» INFORMATION PROVIDED:

------------------------

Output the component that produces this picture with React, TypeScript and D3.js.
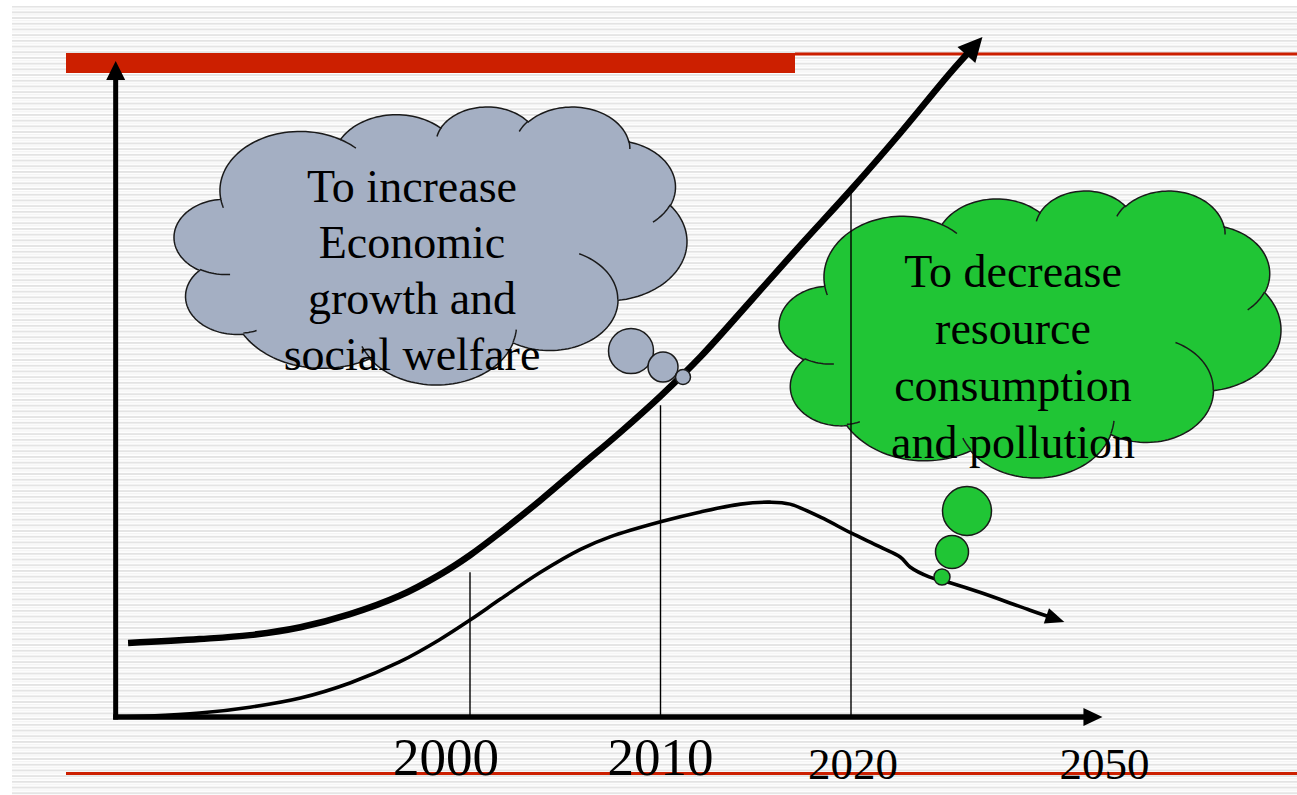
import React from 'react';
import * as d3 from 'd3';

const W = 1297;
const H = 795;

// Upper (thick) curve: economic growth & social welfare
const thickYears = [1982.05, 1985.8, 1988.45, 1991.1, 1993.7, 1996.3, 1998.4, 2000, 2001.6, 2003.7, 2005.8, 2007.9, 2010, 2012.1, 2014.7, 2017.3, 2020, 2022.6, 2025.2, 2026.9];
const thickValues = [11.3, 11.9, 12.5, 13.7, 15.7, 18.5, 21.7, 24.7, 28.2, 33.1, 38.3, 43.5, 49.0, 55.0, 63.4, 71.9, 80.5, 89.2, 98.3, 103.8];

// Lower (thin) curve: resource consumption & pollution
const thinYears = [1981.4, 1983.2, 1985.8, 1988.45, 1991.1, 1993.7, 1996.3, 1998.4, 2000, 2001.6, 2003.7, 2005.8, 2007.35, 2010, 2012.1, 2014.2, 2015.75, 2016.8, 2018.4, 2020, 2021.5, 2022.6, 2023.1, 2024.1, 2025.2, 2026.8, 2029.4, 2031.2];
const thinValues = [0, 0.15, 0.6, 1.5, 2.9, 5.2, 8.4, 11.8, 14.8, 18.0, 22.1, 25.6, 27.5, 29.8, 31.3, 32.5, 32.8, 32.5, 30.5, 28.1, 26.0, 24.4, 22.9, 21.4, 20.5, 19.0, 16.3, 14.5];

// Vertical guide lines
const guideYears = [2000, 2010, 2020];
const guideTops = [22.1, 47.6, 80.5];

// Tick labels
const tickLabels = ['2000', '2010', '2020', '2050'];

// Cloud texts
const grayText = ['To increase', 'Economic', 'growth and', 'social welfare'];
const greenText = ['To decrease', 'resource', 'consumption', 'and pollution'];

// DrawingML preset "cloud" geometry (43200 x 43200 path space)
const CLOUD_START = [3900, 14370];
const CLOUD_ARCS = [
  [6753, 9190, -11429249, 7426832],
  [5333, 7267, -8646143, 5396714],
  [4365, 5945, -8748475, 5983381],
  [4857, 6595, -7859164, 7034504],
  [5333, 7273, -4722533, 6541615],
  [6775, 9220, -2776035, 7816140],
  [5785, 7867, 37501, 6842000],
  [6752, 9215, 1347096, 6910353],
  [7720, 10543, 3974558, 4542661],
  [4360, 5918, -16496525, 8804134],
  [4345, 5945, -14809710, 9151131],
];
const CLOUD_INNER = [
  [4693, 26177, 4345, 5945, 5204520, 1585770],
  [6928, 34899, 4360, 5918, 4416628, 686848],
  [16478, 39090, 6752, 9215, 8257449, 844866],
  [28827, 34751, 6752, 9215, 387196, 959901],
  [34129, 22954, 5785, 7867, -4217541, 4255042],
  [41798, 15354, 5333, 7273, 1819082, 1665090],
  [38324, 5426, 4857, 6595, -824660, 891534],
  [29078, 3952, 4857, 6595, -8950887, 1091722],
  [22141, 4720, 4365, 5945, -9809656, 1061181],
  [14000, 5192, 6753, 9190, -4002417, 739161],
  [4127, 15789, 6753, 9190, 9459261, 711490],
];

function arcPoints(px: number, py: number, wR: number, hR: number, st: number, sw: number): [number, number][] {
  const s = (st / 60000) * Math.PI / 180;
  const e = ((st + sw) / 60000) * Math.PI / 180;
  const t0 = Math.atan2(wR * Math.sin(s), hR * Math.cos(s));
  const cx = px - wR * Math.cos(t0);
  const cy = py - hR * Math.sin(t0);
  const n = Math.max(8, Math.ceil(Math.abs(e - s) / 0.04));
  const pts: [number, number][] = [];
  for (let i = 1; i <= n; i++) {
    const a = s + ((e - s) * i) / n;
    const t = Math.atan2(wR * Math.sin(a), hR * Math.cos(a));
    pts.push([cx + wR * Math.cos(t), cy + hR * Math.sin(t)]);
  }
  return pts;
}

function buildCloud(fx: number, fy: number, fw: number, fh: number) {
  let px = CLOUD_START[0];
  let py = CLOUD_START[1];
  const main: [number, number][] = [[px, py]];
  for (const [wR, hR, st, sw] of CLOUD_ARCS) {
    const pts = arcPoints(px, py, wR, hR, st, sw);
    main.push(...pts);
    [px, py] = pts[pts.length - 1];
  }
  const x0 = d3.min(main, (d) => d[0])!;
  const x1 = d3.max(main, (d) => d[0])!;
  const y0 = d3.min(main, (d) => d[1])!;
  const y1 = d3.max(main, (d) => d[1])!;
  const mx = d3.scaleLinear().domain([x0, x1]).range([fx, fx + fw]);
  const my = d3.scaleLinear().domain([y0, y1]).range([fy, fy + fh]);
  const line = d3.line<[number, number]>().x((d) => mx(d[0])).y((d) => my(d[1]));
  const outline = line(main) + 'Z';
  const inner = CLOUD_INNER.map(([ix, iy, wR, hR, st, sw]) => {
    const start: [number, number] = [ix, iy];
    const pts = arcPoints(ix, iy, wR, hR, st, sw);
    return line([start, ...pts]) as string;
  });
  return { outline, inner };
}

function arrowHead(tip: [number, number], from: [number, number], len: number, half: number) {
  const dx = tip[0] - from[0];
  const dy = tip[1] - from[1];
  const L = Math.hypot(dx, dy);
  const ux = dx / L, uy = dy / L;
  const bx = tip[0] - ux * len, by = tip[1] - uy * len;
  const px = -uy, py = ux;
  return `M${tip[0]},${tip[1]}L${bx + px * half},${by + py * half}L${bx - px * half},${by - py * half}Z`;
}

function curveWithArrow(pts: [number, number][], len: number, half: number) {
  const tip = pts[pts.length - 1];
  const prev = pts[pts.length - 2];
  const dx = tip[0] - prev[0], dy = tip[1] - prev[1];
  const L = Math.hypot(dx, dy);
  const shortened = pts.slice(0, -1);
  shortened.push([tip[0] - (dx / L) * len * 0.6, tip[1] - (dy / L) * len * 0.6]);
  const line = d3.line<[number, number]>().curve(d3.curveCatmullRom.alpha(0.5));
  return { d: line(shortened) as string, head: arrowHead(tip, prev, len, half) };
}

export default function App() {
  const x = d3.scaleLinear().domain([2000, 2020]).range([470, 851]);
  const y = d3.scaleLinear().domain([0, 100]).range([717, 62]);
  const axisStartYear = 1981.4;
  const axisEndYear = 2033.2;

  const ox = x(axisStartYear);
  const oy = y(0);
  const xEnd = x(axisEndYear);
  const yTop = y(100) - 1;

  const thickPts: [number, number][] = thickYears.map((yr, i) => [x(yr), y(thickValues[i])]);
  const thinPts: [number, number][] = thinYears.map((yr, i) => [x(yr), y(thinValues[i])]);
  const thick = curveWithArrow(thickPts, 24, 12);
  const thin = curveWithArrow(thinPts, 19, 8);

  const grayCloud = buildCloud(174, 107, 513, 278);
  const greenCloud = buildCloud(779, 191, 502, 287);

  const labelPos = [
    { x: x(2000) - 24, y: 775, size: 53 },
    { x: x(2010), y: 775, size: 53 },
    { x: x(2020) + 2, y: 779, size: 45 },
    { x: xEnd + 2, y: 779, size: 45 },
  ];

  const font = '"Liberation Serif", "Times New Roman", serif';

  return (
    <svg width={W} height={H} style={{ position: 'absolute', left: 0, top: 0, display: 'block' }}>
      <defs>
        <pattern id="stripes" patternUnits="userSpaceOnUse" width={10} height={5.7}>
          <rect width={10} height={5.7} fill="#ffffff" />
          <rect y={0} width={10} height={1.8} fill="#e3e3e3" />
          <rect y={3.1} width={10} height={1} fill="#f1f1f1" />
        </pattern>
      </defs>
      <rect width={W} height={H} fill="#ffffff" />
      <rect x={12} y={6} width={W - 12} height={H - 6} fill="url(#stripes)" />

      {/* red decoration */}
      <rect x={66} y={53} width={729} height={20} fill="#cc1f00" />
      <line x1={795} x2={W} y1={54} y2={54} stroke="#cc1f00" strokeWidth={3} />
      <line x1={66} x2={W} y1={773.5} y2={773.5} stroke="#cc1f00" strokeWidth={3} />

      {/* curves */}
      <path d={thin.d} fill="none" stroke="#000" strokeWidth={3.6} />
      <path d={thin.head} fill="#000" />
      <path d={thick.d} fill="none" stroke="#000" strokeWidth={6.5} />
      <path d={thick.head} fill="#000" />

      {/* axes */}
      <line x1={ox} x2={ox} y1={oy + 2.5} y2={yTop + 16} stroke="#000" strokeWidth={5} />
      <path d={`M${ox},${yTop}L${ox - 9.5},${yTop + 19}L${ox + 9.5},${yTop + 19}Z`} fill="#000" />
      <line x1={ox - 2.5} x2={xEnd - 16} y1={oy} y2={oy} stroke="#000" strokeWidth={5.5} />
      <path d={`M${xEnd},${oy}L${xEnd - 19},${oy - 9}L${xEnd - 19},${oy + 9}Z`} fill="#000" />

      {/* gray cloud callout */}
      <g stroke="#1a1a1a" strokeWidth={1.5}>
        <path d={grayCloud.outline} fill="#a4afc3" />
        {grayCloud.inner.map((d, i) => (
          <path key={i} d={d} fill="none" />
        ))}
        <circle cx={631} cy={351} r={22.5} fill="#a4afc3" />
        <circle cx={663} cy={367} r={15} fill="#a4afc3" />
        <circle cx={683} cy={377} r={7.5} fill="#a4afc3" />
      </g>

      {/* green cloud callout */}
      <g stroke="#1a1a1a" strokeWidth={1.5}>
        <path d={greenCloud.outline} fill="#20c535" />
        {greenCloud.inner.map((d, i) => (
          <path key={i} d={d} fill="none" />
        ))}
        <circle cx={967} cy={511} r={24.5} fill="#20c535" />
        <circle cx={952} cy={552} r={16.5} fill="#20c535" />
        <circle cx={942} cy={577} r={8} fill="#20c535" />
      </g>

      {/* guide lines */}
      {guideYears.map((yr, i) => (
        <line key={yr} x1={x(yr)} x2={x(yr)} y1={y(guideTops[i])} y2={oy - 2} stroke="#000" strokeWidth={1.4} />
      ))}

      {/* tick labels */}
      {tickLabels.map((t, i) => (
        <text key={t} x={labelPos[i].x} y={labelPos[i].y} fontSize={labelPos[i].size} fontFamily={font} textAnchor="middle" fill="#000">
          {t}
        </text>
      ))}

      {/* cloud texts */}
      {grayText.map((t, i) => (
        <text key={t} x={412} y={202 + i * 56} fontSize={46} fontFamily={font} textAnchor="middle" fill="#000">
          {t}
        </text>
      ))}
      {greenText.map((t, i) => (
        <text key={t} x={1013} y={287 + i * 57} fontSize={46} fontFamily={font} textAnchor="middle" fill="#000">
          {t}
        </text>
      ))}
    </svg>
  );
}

------------------------

» DIRECTIVE: Starting at the first line of the material, output exactly the lines up to and including the one with "const greenText = ['To". Do not include the pictures.

» RESPONSE TO THE TASK:
Output the component that produces this picture with React, TypeScript and D3.js.
import React from 'react';
import * as d3 from 'd3';

const W = 1297;
const H = 795;

// Upper (thick) curve: economic growth & social welfare
const thickYears = [1982.05, 1985.8, 1988.45, 1991.1, 1993.7, 1996.3, 1998.4, 2000, 2001.6, 2003.7, 2005.8, 2007.9, 2010, 2012.1, 2014.7, 2017.3, 2020, 2022.6, 2025.2, 2026.9];
const thickValues = [11.3, 11.9, 12.5, 13.7, 15.7, 18.5, 21.7, 24.7, 28.2, 33.1, 38.3, 43.5, 49.0, 55.0, 63.4, 71.9, 80.5, 89.2, 98.3, 103.8];

// Lower (thin) curve: resource consumption & pollution
const thinYears = [1981.4, 1983.2, 1985.8, 1988.45, 1991.1, 1993.7, 1996.3, 1998.4, 2000, 2001.6, 2003.7, 2005.8, 2007.35, 2010, 2012.1, 2014.2, 2015.75, 2016.8, 2018.4, 2020, 2021.5, 2022.6, 2023.1, 2024.1, 2025.2, 2026.8, 2029.4, 2031.2];
const thinValues = [0, 0.15, 0.6, 1.5, 2.9, 5.2, 8.4, 11.8, 14.8, 18.0, 22.1, 25.6, 27.5, 29.8, 31.3, 32.5, 32.8, 32.5, 30.5, 28.1, 26.0, 24.4, 22.9, 21.4, 20.5, 19.0, 16.3, 14.5];

// Vertical guide lines
const guideYears = [2000, 2010, 2020];
const guideTops = [22.1, 47.6, 80.5];

// Tick labels
const tickLabels = ['2000', '2010', '2020', '2050'];

// Cloud texts
const grayText = ['To increase', 'Economic', 'growth and', 'social welfare'];
const greenText = ['To decrease', 'resource', 'consumption', 'and pollution'];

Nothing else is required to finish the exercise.